By the Jakarta provincial government, Yaumil was included as a member of the School Resilience Development Agency in 1986. The agency was established to resolve juvenile delinquency problems in the province. Yaumil proposed a program to develop a more joyful teaching process in school. The program, which was pilot tested on several schools, received positive feedback from students.

Several months before ending her tenure as dean, in September 1993 she was appointed as Assistant III to the State Minister of Population Affairs, which at that time was held by Haryono Suyono. She was responsible for assisting the minister in matters relating to population quality development. After Haryono was appointed as the Coordinating Minister for People's Welfare and Poverty Eradication, Yaumil became his deputy for human resources.

On 3 August 2000, Yaumil became the deputy secretary of Vice President Megawati Sukarnoputri for people's welfare. She chaired the National Social Security System Working Group, which formulated the basis for the current Indonesia's social security program. A year later, Megawati became the president of Indonesia, and she appointed Yaumil as the Chief of the National Family Planning Coordinating Board on 14 November 2001.

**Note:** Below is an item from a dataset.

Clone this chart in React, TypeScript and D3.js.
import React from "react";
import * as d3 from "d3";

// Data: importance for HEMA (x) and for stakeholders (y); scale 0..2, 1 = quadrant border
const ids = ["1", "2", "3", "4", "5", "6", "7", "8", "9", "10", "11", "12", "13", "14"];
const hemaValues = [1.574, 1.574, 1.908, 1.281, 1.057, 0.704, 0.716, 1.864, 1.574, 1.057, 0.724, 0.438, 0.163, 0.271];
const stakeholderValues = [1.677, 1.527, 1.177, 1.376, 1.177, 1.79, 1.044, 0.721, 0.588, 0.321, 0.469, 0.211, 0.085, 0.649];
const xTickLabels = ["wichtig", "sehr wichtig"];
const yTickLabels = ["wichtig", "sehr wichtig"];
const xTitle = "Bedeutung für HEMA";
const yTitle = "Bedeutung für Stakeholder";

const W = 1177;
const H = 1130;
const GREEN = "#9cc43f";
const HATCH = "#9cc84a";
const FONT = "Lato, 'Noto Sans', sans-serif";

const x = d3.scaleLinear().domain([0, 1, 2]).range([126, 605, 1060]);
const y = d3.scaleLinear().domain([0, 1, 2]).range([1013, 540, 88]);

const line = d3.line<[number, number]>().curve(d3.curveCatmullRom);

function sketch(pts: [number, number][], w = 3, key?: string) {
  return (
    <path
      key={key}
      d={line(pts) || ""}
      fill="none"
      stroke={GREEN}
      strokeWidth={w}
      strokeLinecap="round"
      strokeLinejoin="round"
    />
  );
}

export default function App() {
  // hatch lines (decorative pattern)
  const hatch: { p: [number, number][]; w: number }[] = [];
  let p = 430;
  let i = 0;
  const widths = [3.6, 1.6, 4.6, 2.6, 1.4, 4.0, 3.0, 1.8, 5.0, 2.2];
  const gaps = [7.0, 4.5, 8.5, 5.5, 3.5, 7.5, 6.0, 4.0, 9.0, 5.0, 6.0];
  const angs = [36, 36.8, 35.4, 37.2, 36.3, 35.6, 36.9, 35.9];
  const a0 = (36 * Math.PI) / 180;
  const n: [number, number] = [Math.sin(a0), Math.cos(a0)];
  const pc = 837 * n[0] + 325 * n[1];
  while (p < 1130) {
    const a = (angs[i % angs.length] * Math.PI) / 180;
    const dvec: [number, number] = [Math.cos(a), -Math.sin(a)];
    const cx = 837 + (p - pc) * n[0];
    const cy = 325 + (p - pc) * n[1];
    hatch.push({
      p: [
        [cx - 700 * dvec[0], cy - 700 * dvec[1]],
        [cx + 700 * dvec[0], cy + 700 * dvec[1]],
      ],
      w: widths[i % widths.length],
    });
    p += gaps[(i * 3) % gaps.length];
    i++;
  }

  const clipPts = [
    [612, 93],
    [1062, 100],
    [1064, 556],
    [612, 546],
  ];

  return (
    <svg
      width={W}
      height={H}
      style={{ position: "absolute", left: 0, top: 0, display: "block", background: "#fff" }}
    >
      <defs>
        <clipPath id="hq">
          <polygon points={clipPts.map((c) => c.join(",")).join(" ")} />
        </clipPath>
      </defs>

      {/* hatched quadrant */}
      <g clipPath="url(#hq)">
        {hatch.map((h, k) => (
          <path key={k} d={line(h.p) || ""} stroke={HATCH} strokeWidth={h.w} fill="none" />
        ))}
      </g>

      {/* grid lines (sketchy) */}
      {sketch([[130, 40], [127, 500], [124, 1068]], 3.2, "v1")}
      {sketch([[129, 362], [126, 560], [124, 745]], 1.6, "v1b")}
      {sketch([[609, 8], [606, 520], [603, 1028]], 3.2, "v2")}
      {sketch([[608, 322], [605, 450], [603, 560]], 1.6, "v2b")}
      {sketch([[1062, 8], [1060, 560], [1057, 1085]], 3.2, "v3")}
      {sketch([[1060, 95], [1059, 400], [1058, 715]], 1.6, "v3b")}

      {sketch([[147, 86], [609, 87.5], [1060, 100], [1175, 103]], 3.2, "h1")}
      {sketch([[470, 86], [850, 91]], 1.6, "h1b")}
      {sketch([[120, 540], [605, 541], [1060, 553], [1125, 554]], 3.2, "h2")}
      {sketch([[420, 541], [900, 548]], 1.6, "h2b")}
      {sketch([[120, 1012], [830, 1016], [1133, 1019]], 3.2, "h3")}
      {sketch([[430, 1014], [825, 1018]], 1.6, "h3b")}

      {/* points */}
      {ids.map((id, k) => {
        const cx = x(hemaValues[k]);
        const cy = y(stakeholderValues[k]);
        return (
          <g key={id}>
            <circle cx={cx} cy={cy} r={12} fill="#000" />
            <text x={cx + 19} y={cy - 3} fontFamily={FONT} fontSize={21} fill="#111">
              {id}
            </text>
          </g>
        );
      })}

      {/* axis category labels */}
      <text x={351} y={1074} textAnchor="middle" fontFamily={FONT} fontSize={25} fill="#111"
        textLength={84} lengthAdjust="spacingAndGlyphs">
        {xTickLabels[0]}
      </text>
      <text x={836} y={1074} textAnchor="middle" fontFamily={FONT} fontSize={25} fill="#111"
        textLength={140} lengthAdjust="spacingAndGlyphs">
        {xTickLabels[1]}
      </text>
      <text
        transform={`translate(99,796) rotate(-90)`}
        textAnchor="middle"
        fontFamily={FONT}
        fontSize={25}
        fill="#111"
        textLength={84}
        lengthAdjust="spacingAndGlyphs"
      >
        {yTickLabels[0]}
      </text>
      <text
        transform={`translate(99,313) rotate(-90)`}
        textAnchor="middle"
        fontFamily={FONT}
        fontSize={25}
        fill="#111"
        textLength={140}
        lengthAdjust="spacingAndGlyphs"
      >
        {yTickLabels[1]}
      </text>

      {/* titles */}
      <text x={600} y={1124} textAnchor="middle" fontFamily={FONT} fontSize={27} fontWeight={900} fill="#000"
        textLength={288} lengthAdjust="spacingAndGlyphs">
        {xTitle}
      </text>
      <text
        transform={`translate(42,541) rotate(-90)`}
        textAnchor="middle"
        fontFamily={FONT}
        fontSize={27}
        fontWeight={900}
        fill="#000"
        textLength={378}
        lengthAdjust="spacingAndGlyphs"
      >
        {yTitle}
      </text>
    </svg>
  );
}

Prior to her appointment, the body was double-hatted with the post of Minister of Woman's Empowerment, making it a cabinet-level post. President Megawati officially separated the two position and demoted it from a cabinet level post to a non-departmental government agency (LPNK, Lembaga Pemerintah Non-Kementerian). The move was part of the government's bigger agenda on regional autonomy and was intended to decentralize planned family and handing over its implementation to regional government in Indonesia. Yaumil emphasized that the decentralization agenda must not affect the population negatively and pushed for it to be completely handed no later than December 2003. The handover would meant that the central government has no authority to interfere in the implementation of planned family in the regional level. At the time of her death in July 2003, around 26% of regions in Indonesia had already implemented local laws for the decentralization.

Yaumil also initiated a program to distribute contraceptives for low-income couples in January 2003. The distribution of the contraceptives will be managed by provincial governments based on local requests. The program was hindered by the insufficient funds provided to cover all low-income couples.

== Personal life ==
Yaumil died at the Johns Hopkins-National University Hospital (NUH) International Medical Center in Singapore on 1 July 2003 due to Non-Hodgkin lymphoma cancer. Yaumil was diagnosed with the cancer around February 2003 and had to underwent chemotherapy in Singapore and treated at her home. Although she never went to her office since then, Yaumil continued working on family planning issues, such as decentralization. Her final birthday celebration on 20 May 2003 was attended by Sarlito Wirawan Sarwono, the-then dean of UI's psychology faculty, and Imam Haryadi, her deputy for family empowerment. Yaumil was also infected with pneumonia in her final days.

Yaumil's body was laid at a funeral home in the House of Representatives complex and the National Family Planning Coordinating Board office before being interred at the Karet Public Ceremony a day after.